Vedi l’articolo di ieri. Pubblico qui il secondo melologo. La musica sarà di Claudio Rastelli.
Tre corpi
2. Lo storico
Sapete cosa voglio?
Un libro, voglio un libro.
Un libro che abbia
la forza della carne,
senza le debolezze della carne.
I libri si consumano,
marciscono,
ma sopravvivono
grazie al loro numero.
Quante volte ho ascoltato
mio padre
mentre raccontava.
Ora mio padre è morto
e di quel racconto
non è rimasto nulla.
Quando torno dal camposanto, penso:
il corpo di mio padre non serve più, ora;
ormai è una cenere spessa,
argilla sterile.
Io – ho deciso. Voglio fare un libro.
La voce di mio padre,
la voce di tutti i padri,
la voce delle carte, delle fotografie,
dei luoghi che sono rimasti.
Tutte dentro al libro.
Perché il libro salva.
L’emozione di ascoltare mio padre
non potrò restituirla.
Ma la memoria mia, di mio padre
che racconta,
è una cosa solo mia:
e non basta.
Questo è la nostra storia: è ciò che rimane
quando tutti i corpi sono consumati,
quando tutti i testimoni sono morti,
quando le carte sono diventate polvere,
quando i luoghi sono stati cancellati.
La storia
abita nei libri.
Io – voglio fare un libro.
Perché la memoria della memoria di mio padre,
perché il racconto dei racconti di mio padre
perché la memoria dei miei figli
ai quali ho raccontato i racconti di mio padre
non sarà nulla,
se non ci sarà un libro.
Come un canto corale
senza più le persone che cantano:
un canto che resta,
che c’è,
quando tutto è diventato polvere.
Solo nella morte siamo
fratelli.
23 gennaio 2016 alle 10:21
Grazie Giulio, dico per la condivisione di questi testi (aspetto il terzo con impazienza).
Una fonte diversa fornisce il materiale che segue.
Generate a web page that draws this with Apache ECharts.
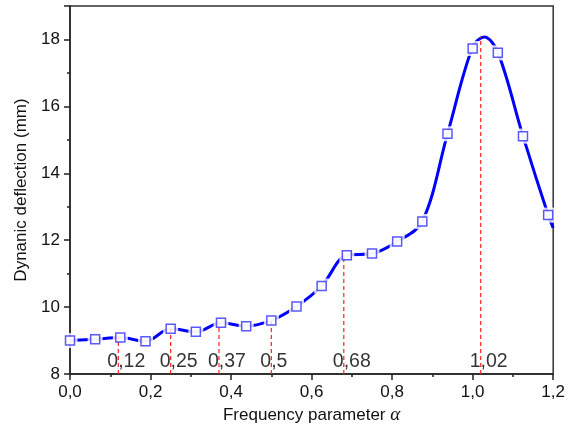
<!DOCTYPE html>
<html>
<head>
<meta charset="utf-8">
<script src="https://cdn.jsdelivr.net/npm/echarts@6/dist/echarts.min.js"></script>
<style>
  html, body { margin: 0; padding: 0; background: #fff; }
  #chart { width: 568px; height: 431px; }
</style>
</head>
<body>
<div id="chart"></div>
<script>
// Measured points (hollow squares)
const alphaX = [0, 0.0625, 0.125, 0.1875, 0.25, 0.3125, 0.375, 0.4375, 0.5, 0.5625,
                0.625, 0.6875, 0.75, 0.8125, 0.875, 0.9375, 1.0, 1.0625, 1.125, 1.1875];
const deflection = [9.00, 9.04, 9.09, 8.98, 9.35, 9.26, 9.53, 9.43, 9.60, 10.02,
                    10.63, 11.55, 11.60, 11.96, 12.56, 15.18, 17.73, 17.60, 15.11, 12.75];

// Fitted curve
const fitX = [0, 0.0625, 0.125, 0.1875, 0.25, 0.3125, 0.375, 0.4375, 0.5, 0.5625,
              0.625, 0.6875, 0.75, 0.8125, 0.875, 0.9375, 1.0, 1.029, 1.0625, 1.125, 1.1875, 1.2];
const fitY = [9.00, 9.04, 9.09, 8.98, 9.35, 9.26, 9.53, 9.43, 9.60, 10.02,
              10.63, 11.55, 11.60, 11.96, 12.56, 15.18, 17.78, 18.07, 17.62, 15.11, 12.75, 12.37];

// Resonance markers (red dashed lines)
const resX = [0.12, 0.25, 0.37, 0.5, 0.68, 1.02];
const resTop = [9.09, 9.35, 9.53, 9.60, 11.52, 18.07];
const resLabels = ['0,12', '0,25', '0,37', '0,5', '0,68', '1,02'];
const resLabelY = 8.37;

// Axis tick labels
const xTicks = [0, 0.2, 0.4, 0.6, 0.8, 1.0, 1.2];
const xTickLabels = ['0,0', '0,2', '0,4', '0,6', '0,8', '1,0', '1,2'];

const FONT = 'Liberation Sans, Arial, sans-serif';
const chart = echarts.init(document.getElementById('chart'), null, { renderer: 'canvas' });

const redSeries = resX.map((x, i) => ({
  type: 'line',
  data: [[x, 8], [x, resTop[i]]],
  symbol: 'none',
  lineStyle: { color: '#ff2020', width: 1.2, type: [4, 3] },
  z: 4,
  silent: true,
  animation: false
}));

chart.setOption({
  animation: false,
  grid: { left: 70, right: 14, top: 6, bottom: 57, show: true, borderColor: '#333', borderWidth: 1.5 },
  xAxis: {
    type: 'value', min: 0, max: 1.2, interval: 0.2,
    name: '{t|Frequency parameter }{a|α}',
    nameLocation: 'middle', nameGap: 29,
    nameTextStyle: {
      rich: {
        t: { fontFamily: FONT, fontSize: 17, color: '#111' },
        a: { fontFamily: 'Liberation Serif, serif', fontStyle: 'italic', fontSize: 19, color: '#111' }
      }
    },
    axisLine: { lineStyle: { color: '#222', width: 1.5 } },
    axisTick: { show: true, inside: false, length: 6, lineStyle: { color: '#222', width: 1.5 } },
    minorTick: { show: true, splitNumber: 2, length: 3, lineStyle: { color: '#222', width: 1.5 } },
    splitLine: { show: false },
    axisLabel: {
      fontFamily: FONT, fontSize: 17, color: '#111', margin: 10,
      formatter: v => { const i = xTicks.findIndex(t => Math.abs(t - v) < 1e-6); return i >= 0 ? xTickLabels[i] : ''; }
    }
  },
  yAxis: {
    type: 'value', min: 8, max: 19, interval: 2,
    name: 'Dynanic deflection (mm)',
    nameLocation: 'middle', nameGap: 38, nameRotate: 90,
    nameTextStyle: { fontFamily: FONT, fontSize: 17, color: '#111' },
    axisLine: { show: true, lineStyle: { color: '#222', width: 1.5 } },
    axisTick: { show: true, inside: false, length: 6, lineStyle: { color: '#222', width: 1.5 } },
    minorTick: { show: true, splitNumber: 2, length: 3, lineStyle: { color: '#222', width: 1.5 } },
    splitLine: { show: false },
    axisLabel: { fontFamily: FONT, fontSize: 17, color: '#111', margin: 10, showMaxLabel: false }
  },
  series: [
    {
      type: 'line',
      data: fitX.map((x, i) => [x, fitY[i]]),
      smooth: 0.35,
      showSymbol: false,
      symbol: 'none',
      lineStyle: { color: '#0000ff', width: 3 },
      z: 2, silent: true
    },
    {
      type: 'scatter',
      data: alphaX.map((x, i) => [x, deflection[i]]),
      symbol: 'rect', symbolSize: 15,
      itemStyle: { color: '#ffffff' },
      z: 3, silent: true
    },
    ...redSeries,
    {
      type: 'scatter',
      data: alphaX.map((x, i) => [x, deflection[i]]),
      symbol: 'rect', symbolSize: 9,
      itemStyle: { color: '#ffffff', borderColor: '#3030ff', borderWidth: 1.5 },
      z: 5, silent: true
    },
    {
      type: 'scatter',
      data: resX.map((x, i) => ({ value: [x, resLabelY], name: resLabels[i] })),
      symbolSize: 0,
      label: {
        show: true, position: 'inside', align: 'left', verticalAlign: 'middle', offset: [-11, 0],
        formatter: p => p.name, fontFamily: FONT, fontSize: 19.5, color: '#000'
      },
      z: 6, silent: true
    }
  ]
});
</script>
</body>
</html>
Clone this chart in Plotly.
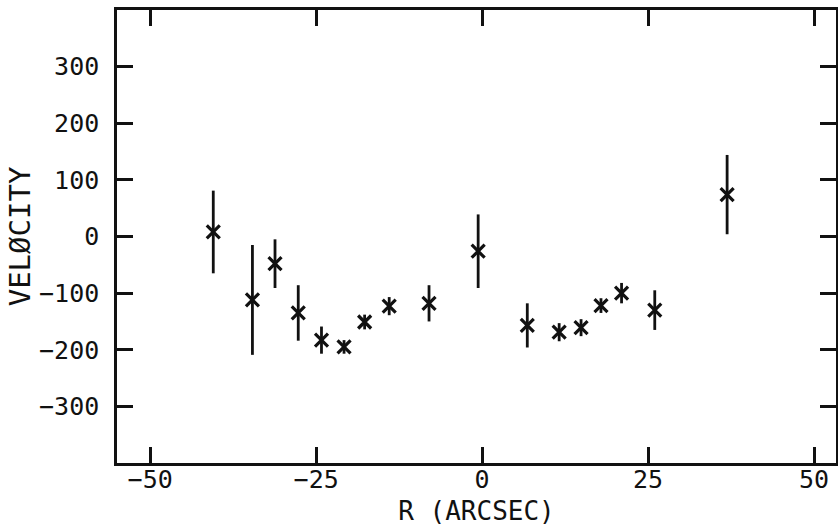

Se il risultato sarà all’altezza (e non ne dubito) dell’operetta di giugno, posso solo immaginare il coinvolgimento del pubblico. L’ho riascoltata di recente, l’operetta. L’impressione iniziale mi scombussola ogni volta e come prima reazione mi viene voglia di spegnere tutto. Non è sempre facile l’ascolto. Uno deve essere predisposto a cambiare la sua pelle nel tempo di una nota corta. Quando però l’“angoscia” della musica ti ha trascinato dentro il suo dramma e quella voce da oltretomba ti parla di polvere, morte, pazienza, della danza della vita, diventa qualcosa di così surreale e tangibile allo stesso tempo che ti permette quasi di percepire sulla pelle l’alito espirato dalle anime del limbo. Sono abbastanza certa che non ce la farei a restare seduta sulla seggiola a teatro durante una tale rappresentazione (e non solo per l’affollamento della gente, se serve a precisarlo). Per questo ti sono ancora più grata della tua generosa condivisione. Buona serata a Modena, e pure a Riva del Garda.
23 gennaio 2016 alle 10:25
PS: raccogliere i racconti del proprio padre (al di là dell’importanza storica della sua memoria) e metterli su carta è davvero una bella cosa. Io l’ho fatto e ne sono felicissima.